▶ [The problem] Images should be left out, and everything else in the listing reproduced exactly.

-*-*-

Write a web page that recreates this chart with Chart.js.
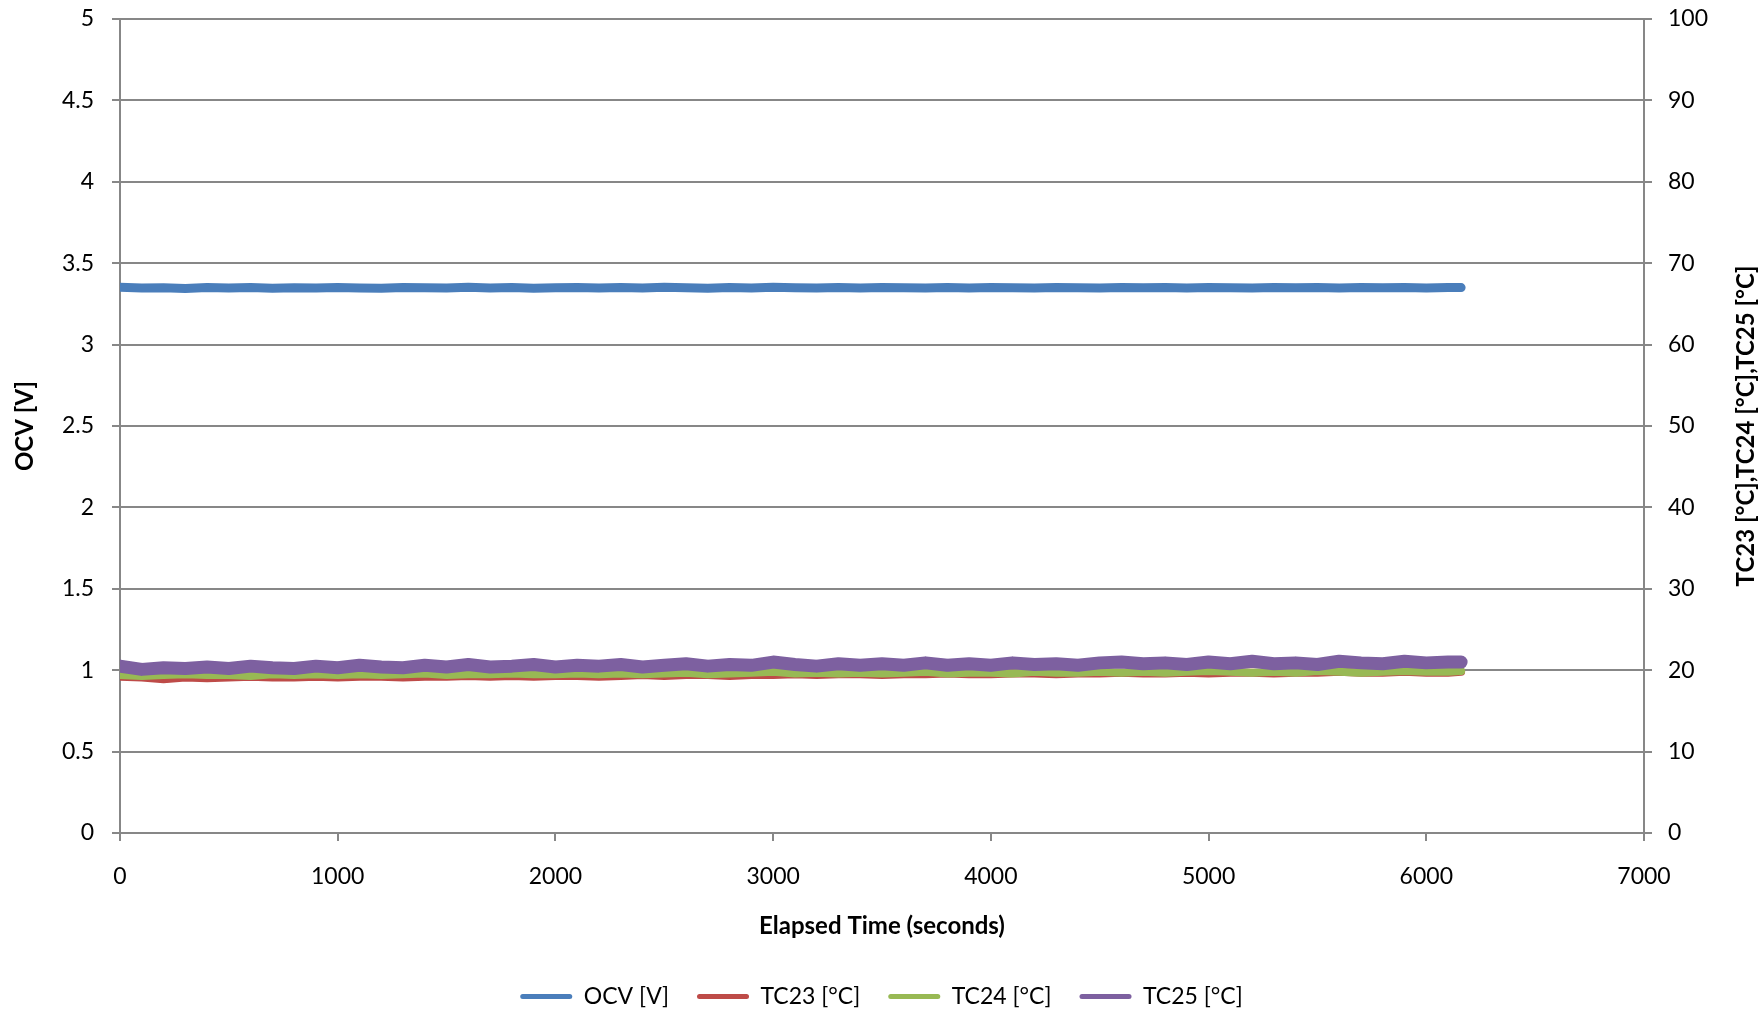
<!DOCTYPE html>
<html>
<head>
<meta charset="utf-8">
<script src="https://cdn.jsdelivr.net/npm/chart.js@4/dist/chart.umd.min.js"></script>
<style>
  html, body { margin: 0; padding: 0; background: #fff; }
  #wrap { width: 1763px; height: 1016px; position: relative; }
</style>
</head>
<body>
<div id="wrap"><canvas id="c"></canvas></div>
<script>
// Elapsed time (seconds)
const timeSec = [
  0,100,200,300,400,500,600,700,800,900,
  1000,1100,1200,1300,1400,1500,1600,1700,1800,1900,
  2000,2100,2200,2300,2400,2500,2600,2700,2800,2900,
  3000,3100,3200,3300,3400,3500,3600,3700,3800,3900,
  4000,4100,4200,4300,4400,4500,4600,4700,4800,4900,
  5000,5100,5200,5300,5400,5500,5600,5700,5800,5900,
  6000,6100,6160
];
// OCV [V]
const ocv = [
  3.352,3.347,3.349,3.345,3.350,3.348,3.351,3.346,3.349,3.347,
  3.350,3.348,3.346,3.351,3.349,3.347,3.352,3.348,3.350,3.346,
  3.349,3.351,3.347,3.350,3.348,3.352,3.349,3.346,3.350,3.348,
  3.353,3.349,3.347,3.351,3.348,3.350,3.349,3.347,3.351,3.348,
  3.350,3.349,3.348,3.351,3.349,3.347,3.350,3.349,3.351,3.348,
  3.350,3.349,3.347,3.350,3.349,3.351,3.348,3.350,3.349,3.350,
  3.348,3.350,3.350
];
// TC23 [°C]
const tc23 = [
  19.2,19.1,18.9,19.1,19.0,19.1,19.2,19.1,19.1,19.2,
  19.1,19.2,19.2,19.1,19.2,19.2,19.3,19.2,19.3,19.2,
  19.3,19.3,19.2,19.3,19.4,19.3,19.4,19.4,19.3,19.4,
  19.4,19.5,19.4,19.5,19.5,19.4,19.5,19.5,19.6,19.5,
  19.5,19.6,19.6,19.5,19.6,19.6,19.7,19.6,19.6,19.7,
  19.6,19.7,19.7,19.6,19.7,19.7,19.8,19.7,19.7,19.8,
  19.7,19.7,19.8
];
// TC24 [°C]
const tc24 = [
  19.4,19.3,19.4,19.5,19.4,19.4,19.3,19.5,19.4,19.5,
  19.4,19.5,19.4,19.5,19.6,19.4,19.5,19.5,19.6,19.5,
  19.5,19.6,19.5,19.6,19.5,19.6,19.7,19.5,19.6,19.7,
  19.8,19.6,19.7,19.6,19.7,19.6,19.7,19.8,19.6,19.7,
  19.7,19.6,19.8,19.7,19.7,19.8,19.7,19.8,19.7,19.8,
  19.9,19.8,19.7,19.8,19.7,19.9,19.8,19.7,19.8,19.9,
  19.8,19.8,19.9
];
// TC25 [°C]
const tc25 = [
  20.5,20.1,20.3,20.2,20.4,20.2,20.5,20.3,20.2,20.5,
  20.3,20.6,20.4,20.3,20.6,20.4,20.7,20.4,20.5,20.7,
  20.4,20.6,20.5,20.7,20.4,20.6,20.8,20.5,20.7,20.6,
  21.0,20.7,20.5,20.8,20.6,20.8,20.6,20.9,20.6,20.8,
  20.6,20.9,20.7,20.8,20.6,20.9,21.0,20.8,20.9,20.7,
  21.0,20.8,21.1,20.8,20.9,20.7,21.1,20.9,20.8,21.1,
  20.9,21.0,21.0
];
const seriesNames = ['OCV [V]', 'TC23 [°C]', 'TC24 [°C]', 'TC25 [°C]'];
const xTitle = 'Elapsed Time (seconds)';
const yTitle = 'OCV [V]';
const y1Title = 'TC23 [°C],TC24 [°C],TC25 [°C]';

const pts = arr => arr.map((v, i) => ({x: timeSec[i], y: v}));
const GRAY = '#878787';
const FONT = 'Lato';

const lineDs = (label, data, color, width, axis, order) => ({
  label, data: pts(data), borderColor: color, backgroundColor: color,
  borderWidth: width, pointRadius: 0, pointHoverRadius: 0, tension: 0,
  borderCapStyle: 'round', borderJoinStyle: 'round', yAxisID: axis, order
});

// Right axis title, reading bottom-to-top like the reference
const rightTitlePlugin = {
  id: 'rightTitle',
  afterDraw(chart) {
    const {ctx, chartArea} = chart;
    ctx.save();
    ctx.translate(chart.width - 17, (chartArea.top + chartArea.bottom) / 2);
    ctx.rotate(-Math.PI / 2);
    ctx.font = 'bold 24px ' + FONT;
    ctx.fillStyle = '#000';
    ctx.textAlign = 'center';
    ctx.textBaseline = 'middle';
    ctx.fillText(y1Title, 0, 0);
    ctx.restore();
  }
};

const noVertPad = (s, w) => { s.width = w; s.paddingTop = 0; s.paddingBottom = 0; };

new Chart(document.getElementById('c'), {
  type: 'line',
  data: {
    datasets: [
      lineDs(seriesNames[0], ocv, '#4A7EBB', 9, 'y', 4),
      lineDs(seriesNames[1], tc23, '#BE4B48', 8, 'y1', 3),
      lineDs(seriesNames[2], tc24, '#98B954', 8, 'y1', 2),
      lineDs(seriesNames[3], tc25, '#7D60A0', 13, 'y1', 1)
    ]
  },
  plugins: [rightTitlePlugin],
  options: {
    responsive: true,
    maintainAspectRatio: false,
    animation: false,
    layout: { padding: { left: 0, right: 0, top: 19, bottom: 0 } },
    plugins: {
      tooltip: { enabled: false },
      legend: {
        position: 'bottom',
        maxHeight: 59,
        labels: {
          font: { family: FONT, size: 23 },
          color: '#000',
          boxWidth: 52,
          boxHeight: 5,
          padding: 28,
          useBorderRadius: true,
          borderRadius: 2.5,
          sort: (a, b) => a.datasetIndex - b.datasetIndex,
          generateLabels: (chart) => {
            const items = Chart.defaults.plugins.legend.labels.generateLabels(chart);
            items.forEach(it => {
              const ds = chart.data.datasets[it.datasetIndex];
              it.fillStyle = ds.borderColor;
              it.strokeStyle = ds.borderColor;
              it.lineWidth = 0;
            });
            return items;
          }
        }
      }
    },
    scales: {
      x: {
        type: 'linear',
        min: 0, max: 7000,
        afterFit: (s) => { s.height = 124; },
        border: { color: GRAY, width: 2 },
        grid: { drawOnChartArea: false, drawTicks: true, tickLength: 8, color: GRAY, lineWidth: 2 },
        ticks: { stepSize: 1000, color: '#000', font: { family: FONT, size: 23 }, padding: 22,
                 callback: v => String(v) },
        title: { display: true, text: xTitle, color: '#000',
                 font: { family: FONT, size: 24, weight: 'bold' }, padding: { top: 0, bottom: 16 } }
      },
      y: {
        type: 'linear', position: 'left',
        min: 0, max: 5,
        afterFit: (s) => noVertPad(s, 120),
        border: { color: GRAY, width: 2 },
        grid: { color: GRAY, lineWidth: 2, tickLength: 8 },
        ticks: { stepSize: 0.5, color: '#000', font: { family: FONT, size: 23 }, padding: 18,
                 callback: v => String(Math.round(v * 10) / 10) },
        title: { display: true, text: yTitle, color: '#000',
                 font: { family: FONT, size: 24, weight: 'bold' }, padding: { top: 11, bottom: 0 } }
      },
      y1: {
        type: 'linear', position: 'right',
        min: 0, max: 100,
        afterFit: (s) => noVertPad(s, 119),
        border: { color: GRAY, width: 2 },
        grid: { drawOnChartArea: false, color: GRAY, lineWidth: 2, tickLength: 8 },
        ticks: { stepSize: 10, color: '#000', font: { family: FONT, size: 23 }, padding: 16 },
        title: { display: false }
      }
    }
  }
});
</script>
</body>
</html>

-*-*-

▶ [Expected output]
Write a web page that recreates this chart with Chart.js.
<!DOCTYPE html>
<html>
<head>
<meta charset="utf-8">
<script src="https://cdn.jsdelivr.net/npm/chart.js@4/dist/chart.umd.min.js"></script>
<style>
  html, body { margin: 0; padding: 0; background: #fff; }
  #wrap { width: 1763px; height: 1016px; position: relative; }
</style>
</head>
<body>
<div id="wrap"><canvas id="c"></canvas></div>
<script>
// Elapsed time (seconds)
const timeSec = [
  0,100,200,300,400,500,600,700,800,900,
  1000,1100,1200,1300,1400,1500,1600,1700,1800,1900,
  2000,2100,2200,2300,2400,2500,2600,2700,2800,2900,
  3000,3100,3200,3300,3400,3500,3600,3700,3800,3900,
  4000,4100,4200,4300,4400,4500,4600,4700,4800,4900,
  5000,5100,5200,5300,5400,5500,5600,5700,5800,5900,
  6000,6100,6160
];
// OCV [V]
const ocv = [
  3.352,3.347,3.349,3.345,3.350,3.348,3.351,3.346,3.349,3.347,
  3.350,3.348,3.346,3.351,3.349,3.347,3.352,3.348,3.350,3.346,
  3.349,3.351,3.347,3.350,3.348,3.352,3.349,3.346,3.350,3.348,
  3.353,3.349,3.347,3.351,3.348,3.350,3.349,3.347,3.351,3.348,
  3.350,3.349,3.348,3.351,3.349,3.347,3.350,3.349,3.351,3.348,
  3.350,3.349,3.347,3.350,3.349,3.351,3.348,3.350,3.349,3.350,
  3.348,3.350,3.350
];
// TC23 [°C]
const tc23 = [
  19.2,19.1,18.9,19.1,19.0,19.1,19.2,19.1,19.1,19.2,
  19.1,19.2,19.2,19.1,19.2,19.2,19.3,19.2,19.3,19.2,
  19.3,19.3,19.2,19.3,19.4,19.3,19.4,19.4,19.3,19.4,
  19.4,19.5,19.4,19.5,19.5,19.4,19.5,19.5,19.6,19.5,
  19.5,19.6,19.6,19.5,19.6,19.6,19.7,19.6,19.6,19.7,
  19.6,19.7,19.7,19.6,19.7,19.7,19.8,19.7,19.7,19.8,
  19.7,19.7,19.8
];
// TC24 [°C]
const tc24 = [
  19.4,19.3,19.4,19.5,19.4,19.4,19.3,19.5,19.4,19.5,
  19.4,19.5,19.4,19.5,19.6,19.4,19.5,19.5,19.6,19.5,
  19.5,19.6,19.5,19.6,19.5,19.6,19.7,19.5,19.6,19.7,
  19.8,19.6,19.7,19.6,19.7,19.6,19.7,19.8,19.6,19.7,
  19.7,19.6,19.8,19.7,19.7,19.8,19.7,19.8,19.7,19.8,
  19.9,19.8,19.7,19.8,19.7,19.9,19.8,19.7,19.8,19.9,
  19.8,19.8,19.9
];
// TC25 [°C]
const tc25 = [
  20.5,20.1,20.3,20.2,20.4,20.2,20.5,20.3,20.2,20.5,
  20.3,20.6,20.4,20.3,20.6,20.4,20.7,20.4,20.5,20.7,
  20.4,20.6,20.5,20.7,20.4,20.6,20.8,20.5,20.7,20.6,
  21.0,20.7,20.5,20.8,20.6,20.8,20.6,20.9,20.6,20.8,
  20.6,20.9,20.7,20.8,20.6,20.9,21.0,20.8,20.9,20.7,
  21.0,20.8,21.1,20.8,20.9,20.7,21.1,20.9,20.8,21.1,
  20.9,21.0,21.0
];
const seriesNames = ['OCV [V]', 'TC23 [°C]', 'TC24 [°C]', 'TC25 [°C]'];
const xTitle = 'Elapsed Time (seconds)';
const yTitle = 'OCV [V]';
const y1Title = 'TC23 [°C],TC24 [°C],TC25 [°C]';

const pts = arr => arr.map((v, i) => ({x: timeSec[i], y: v}));
const GRAY = '#878787';
const FONT = 'Lato';

const lineDs = (label, data, color, width, axis, order) => ({
  label, data: pts(data), borderColor: color, backgroundColor: color,
  borderWidth: width, pointRadius: 0, pointHoverRadius: 0, tension: 0,
  borderCapStyle: 'round', borderJoinStyle: 'round', yAxisID: axis, order
});

// Right axis title, reading bottom-to-top like the reference
const rightTitlePlugin = {
  id: 'rightTitle',
  afterDraw(chart) {
    const {ctx, chartArea} = chart;
    ctx.save();
    ctx.translate(chart.width - 17, (chartArea.top + chartArea.bottom) / 2);
    ctx.rotate(-Math.PI / 2);
    ctx.font = 'bold 24px ' + FONT;
    ctx.fillStyle = '#000';
    ctx.textAlign = 'center';
    ctx.textBaseline = 'middle';
    ctx.fillText(y1Title, 0, 0);
    ctx.restore();
  }
};

const noVertPad = (s, w) => { s.width = w; s.paddingTop = 0; s.paddingBottom = 0; };

new Chart(document.getElementById('c'), {
  type: 'line',
  data: {
    datasets: [
      lineDs(seriesNames[0], ocv, '#4A7EBB', 9, 'y', 4),
      lineDs(seriesNames[1], tc23, '#BE4B48', 8, 'y1', 3),
      lineDs(seriesNames[2], tc24, '#98B954', 8, 'y1', 2),
      lineDs(seriesNames[3], tc25, '#7D60A0', 13, 'y1', 1)
    ]
  },
  plugins: [rightTitlePlugin],
  options: {
    responsive: true,
    maintainAspectRatio: false,
    animation: false,
    layout: { padding: { left: 0, right: 0, top: 19, bottom: 0 } },
    plugins: {
      tooltip: { enabled: false },
      legend: {
        position: 'bottom',
        maxHeight: 59,
        labels: {
          font: { family: FONT, size: 23 },
          color: '#000',
          boxWidth: 52,
          boxHeight: 5,
          padding: 28,
          useBorderRadius: true,
          borderRadius: 2.5,
          sort: (a, b) => a.datasetIndex - b.datasetIndex,
          generateLabels: (chart) => {
            const items = Chart.defaults.plugins.legend.labels.generateLabels(chart);
            items.forEach(it => {
              const ds = chart.data.datasets[it.datasetIndex];
              it.fillStyle = ds.borderColor;
              it.strokeStyle = ds.borderColor;
              it.lineWidth = 0;
            });
            return items;
          }
        }
      }
    },
    scales: {
      x: {
        type: 'linear',
        min: 0, max: 7000,
        afterFit: (s) => { s.height = 124; },
        border: { color: GRAY, width: 2 },
        grid: { drawOnChartArea: false, drawTicks: true, tickLength: 8, color: GRAY, lineWidth: 2 },
        ticks: { stepSize: 1000, color: '#000', font: { family: FONT, size: 23 }, padding: 22,
                 callback: v => String(v) },
        title: { display: true, text: xTitle, color: '#000',
                 font: { family: FONT, size: 24, weight: 'bold' }, padding: { top: 0, bottom: 16 } }
      },
      y: {
        type: 'linear', position: 'left',
        min: 0, max: 5,
        afterFit: (s) => noVertPad(s, 120),
        border: { color: GRAY, width: 2 },
        grid: { color: GRAY, lineWidth: 2, tickLength: 8 },
        ticks: { stepSize: 0.5, color: '#000', font: { family: FONT, size: 23 }, padding: 18,
                 callback: v => String(Math.round(v * 10) / 10) },
        title: { display: true, text: yTitle, color: '#000',
                 font: { family: FONT, size: 24, weight: 'bold' }, padding: { top: 11, bottom: 0 } }
      },
      y1: {
        type: 'linear', position: 'right',
        min: 0, max: 100,
        afterFit: (s) => noVertPad(s, 119),
        border: { color: GRAY, width: 2 },
        grid: { drawOnChartArea: false, color: GRAY, lineWidth: 2, tickLength: 8 },
        ticks: { stepSize: 10, color: '#000', font: { family: FONT, size: 23 }, padding: 16 },
        title: { display: false }
      }
    }
  }
});
</script>
</body>
</html>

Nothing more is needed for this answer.